かつての「栄光の味」を堪能できるオトナの1台
1970年前後のこと、モトグッツィはかつて、トライアンフ、ドゥカティなどと耐久レースでトップの座を競っていた時代がある。
その先鋒を担ったのが「V7スポーツ」というモデル。
これの大活躍で、モトグッツィは本格的に耐久レースの顔役となった。
この頃、圧倒的にパワフルな、CB750Fourを筆頭とする日本製直4モデル群はすでにデビューしていた。
その戦いの中で、V7スポーツはVツイン最後の意地を見せつけていたのだ。
「V7スポーツ」は、迫り来る日本製直4スポーツの脅威に最後まで牙を剥き、善戦したモトグッツィの名車なのだ。
そしてすばらしく美しいバイクでもあった。
そのスピリットは、現行の「V7スペシャル」や「V7クラシック」が継承している。
少し小振りだが、かつての名車の雰囲気を忠実に醸し出す、綺麗なバイクだ。
そして、この「V7レーサー」は、それをカフェレーサーにカスタムしたモデル。
カスタムの手法もかつての手法をイメージした。
このシリーズは最近、新エンジンの採用で50馬力にパワーアップされた。
750で? と耳を疑いたくなるスペックだが、これで随分活発に走れるようになった。
少々イジったSRよりは元気がいいが、W800ほどパワフルではない。
ただ、中域以上で盛り上がるパワーフィールには、勇ましいツインのテイストがにじみ出ていて、かなり楽しい。
また、ビンテージ・グッツィの特徴のひとつに高速安定性がある。かつて世界が驚異に感じた性能だ。

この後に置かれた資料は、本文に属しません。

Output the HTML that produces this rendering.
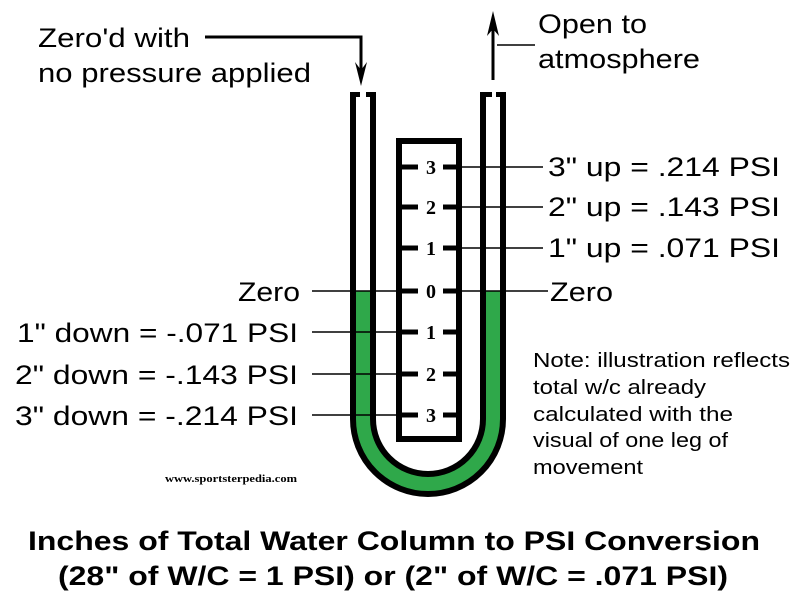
<!DOCTYPE html>
<html><head><meta charset="utf-8"><style>
html,body{margin:0;padding:0;background:#fff;}
svg{display:block;}
text{font-family:"Liberation Sans",Arial,sans-serif;fill:#000;}
.n{font-family:"Liberation Serif",serif;font-weight:bold;font-size:20px;}
</style></head><body>
<svg width="800" height="600" viewBox="0 0 800 600" xmlns="http://www.w3.org/2000/svg">
<rect width="800" height="600" fill="#fff"/>
<path d="M363 92 L363 419 A65 65 0 0 0 493 419 L493 92" fill="none" stroke="#000" stroke-width="26"/>
<path d="M363 92 L363 291" fill="none" stroke="#fff" stroke-width="14"/>
<path d="M493 92 L493 291" fill="none" stroke="#fff" stroke-width="14"/>
<path d="M363 291 L363 419 A65 65 0 0 0 493 419 L493 291" fill="none" stroke="#2fa84a" stroke-width="14"/>
<rect x="350" y="92" width="10" height="5" fill="#000"/>
<rect x="366" y="92" width="10" height="5" fill="#000"/>
<rect x="482" y="92" width="10" height="5" fill="#000"/>
<rect x="496" y="92" width="10" height="5" fill="#000"/>
<rect x="399" y="141" width="60" height="298" fill="#fff" stroke="#000" stroke-width="6"/>
<g stroke="#000" stroke-width="1.5">
<line x1="459" y1="167" x2="543" y2="167"/>
<line x1="459" y1="207" x2="543" y2="207"/>
<line x1="459" y1="248" x2="543" y2="248"/>
<line x1="459" y1="291" x2="548" y2="291"/>
<line x1="312" y1="291" x2="399" y2="291"/>
<line x1="312" y1="332" x2="399" y2="332"/>
<line x1="312" y1="374" x2="399" y2="374"/>
<line x1="312" y1="415" x2="399" y2="415"/>
<line x1="497" y1="45" x2="535" y2="45"/>
</g>
<g stroke="#000" stroke-width="5">
<line x1="399" y1="167" x2="418" y2="167"/><line x1="443" y1="167" x2="459" y2="167"/>
<line x1="399" y1="207" x2="418" y2="207"/><line x1="443" y1="207" x2="459" y2="207"/>
<line x1="399" y1="248" x2="418" y2="248"/><line x1="443" y1="248" x2="459" y2="248"/>
<line x1="399" y1="291" x2="418" y2="291"/><line x1="443" y1="291" x2="459" y2="291"/>
<line x1="399" y1="332" x2="418" y2="332"/><line x1="443" y1="332" x2="459" y2="332"/>
<line x1="399" y1="374" x2="418" y2="374"/><line x1="443" y1="374" x2="459" y2="374"/>
<line x1="399" y1="415" x2="418" y2="415"/><line x1="443" y1="415" x2="459" y2="415"/>
</g>
<g text-anchor="middle">
<text class="n" x="431" y="174">3</text>
<text class="n" x="431" y="214">2</text>
<text class="n" x="431" y="255">1</text>
<text class="n" x="431" y="298">0</text>
<text class="n" x="431" y="339">1</text>
<text class="n" x="431" y="381">2</text>
<text class="n" x="431" y="422">3</text>
</g>
<path d="M205 37 L361 37 L361 76" fill="none" stroke="#000" stroke-width="3"/>
<path d="M355 62 L361 86 L367 62 L361 70 Z" fill="#000"/>
<path d="M493 80 L493 20" fill="none" stroke="#000" stroke-width="3"/>
<path d="M487 36 L493 11 L499 36 L493 29 Z" fill="#000"/>
<g font-size="27" lengthAdjust="spacingAndGlyphs">
<text x="38" y="47" textLength="152" lengthAdjust="spacingAndGlyphs">Zero'd with</text>
<text x="38" y="82" textLength="273" lengthAdjust="spacingAndGlyphs">no pressure applied</text>
<text x="538" y="33" textLength="109" lengthAdjust="spacingAndGlyphs">Open to</text>
<text x="538" y="68" textLength="162" lengthAdjust="spacingAndGlyphs">atmosphere</text>
<text x="548" y="176" textLength="232" lengthAdjust="spacingAndGlyphs">3" up = .214 PSI</text>
<text x="548" y="216" textLength="232" lengthAdjust="spacingAndGlyphs">2" up = .143 PSI</text>
<text x="548" y="257" textLength="232" lengthAdjust="spacingAndGlyphs">1" up = .071 PSI</text>
<text x="550" y="301" textLength="63" lengthAdjust="spacingAndGlyphs">Zero</text>
<text x="238" y="301" textLength="62" lengthAdjust="spacingAndGlyphs">Zero</text>
<text x="17" y="342" textLength="281" lengthAdjust="spacingAndGlyphs">1" down = -.071 PSI</text>
<text x="15" y="384" textLength="283" lengthAdjust="spacingAndGlyphs">2" down = -.143 PSI</text>
<text x="15" y="425" textLength="283" lengthAdjust="spacingAndGlyphs">3" down = -.214 PSI</text>
</g>
<g font-size="20">
<text x="533" y="367" textLength="257" lengthAdjust="spacingAndGlyphs">Note: illustration reflects</text>
<text x="533" y="394" textLength="173" lengthAdjust="spacingAndGlyphs">total w/c already</text>
<text x="533" y="421" textLength="200" lengthAdjust="spacingAndGlyphs">calculated with the</text>
<text x="533" y="447" textLength="195" lengthAdjust="spacingAndGlyphs">visual of one leg of</text>
<text x="533" y="474" textLength="110" lengthAdjust="spacingAndGlyphs">movement</text>
</g>
<text x="165" y="482" font-weight="bold" font-size="11" textLength="132" lengthAdjust="spacingAndGlyphs" style="font-family:'Liberation Serif',serif">www.sportsterpedia.com</text>
<g font-size="27" font-weight="bold">
<text x="28" y="550" textLength="732" lengthAdjust="spacingAndGlyphs">Inches of Total Water Column to PSI Conversion</text>
<text x="58" y="585" textLength="670" lengthAdjust="spacingAndGlyphs">(28" of W/C = 1 PSI) or (2" of W/C = .071 PSI)</text>
</g>
</svg>
</body></html>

その秘密は、縦置きVツインエンジンの独特な配置にあり、フロントに大きな荷重を、しかも低く搭載し、フロントを元にした安定性を発揮していたのだ。
その独特の感触は現代のV7にも生きている。
このシリーズは、160㎞/h以上でのフルバンクコーナリングであっても、レールの上を走っているような感覚(ちょっと誇張し過ぎだが…)でやってのける。
かつて栄光を勝ち取った、グッツィらしいテイストだ。
しかしながら、かつてのモデルからウィークポイントとされていた、リアの軽さから来る制動時の早期ロックも面影が残っている。
まぁ、でも、そんなことをとやかく言うような走りは元から狙っていない。
V7シリーズは、オトナの心で、様々な「かつての味」を楽しむことができるライダーのためのモデルなのだ。
SPECIFICATION
●全長×全幅×全高:2185×740×1180㎜
●ホイールベース:1435㎜
●シート高:805㎜
●車両重量:198㎏
●エンジン形式:空冷4ストOHV2バルブV型2気筒
●総排気量:744㏄
●ボア×ストローク:80×74㎜
●圧縮比:NA
●最高出力:50HP/6200rpm
●最大トルク:6.12㎏-m/2800rpm
●燃料供給方式:FI
●燃料タンク容量:22ℓ
●キャスター角/トレール:NA
●変速機形式:5速リターン
●ブレーキ形式 前・後:φ320㎜ディスク・φ260㎜ディスク
●タイヤサイズ 前・後:100/90-18・130/80-17
RIDING POSITION 身長:176㎝ 体重:68㎏
車格は小さく、感覚的に400NKかそれ以下に感じる。
重心が低いせいで取り回しも軽く、小柄な女性でも扱いやすい。
ハンドルの低い弱前傾の姿勢だが、ヒザは意外にラク。
リラックスしたライディングができる。
ただ、ボクの体格だとスネがFIに当たりそうだ。
DETAILS
V7スペシャル同様、スタイリングは基本的に従来型のものを引き継いだもの。
セパレート風のハンドル、バイザー付きのゼッケンプレート、ゼッケンプレート付きシングルシートカウルでカフェレーサースタイルとしており、2014モデルではシート表皮がブラウンになった。
50HPを発揮する新エンジンを、スペシャル、ストーンに続いて採用。
昨年には構成パーツの70%以上、パーツ点数にして200点以上がリニューアルされ、より元気になった。
メーターユニットはシリーズ共通となる、クラシカルな丸型の2眼式。
左右の液晶は、左がオド/トリップ、右が外気温/時計を表示する。
フロントホイールは前後ともスポーク。
フォークはインナーチューブ40㎜の正立で、ブレーキは320㎜ディスクにブレンボキャリパーの組み合わせ。駆動方式は他のモデルと同様のシャフトドライブ。
リアショックはビチューボ製のものを標準装備として、豪華な仕上げとなっている。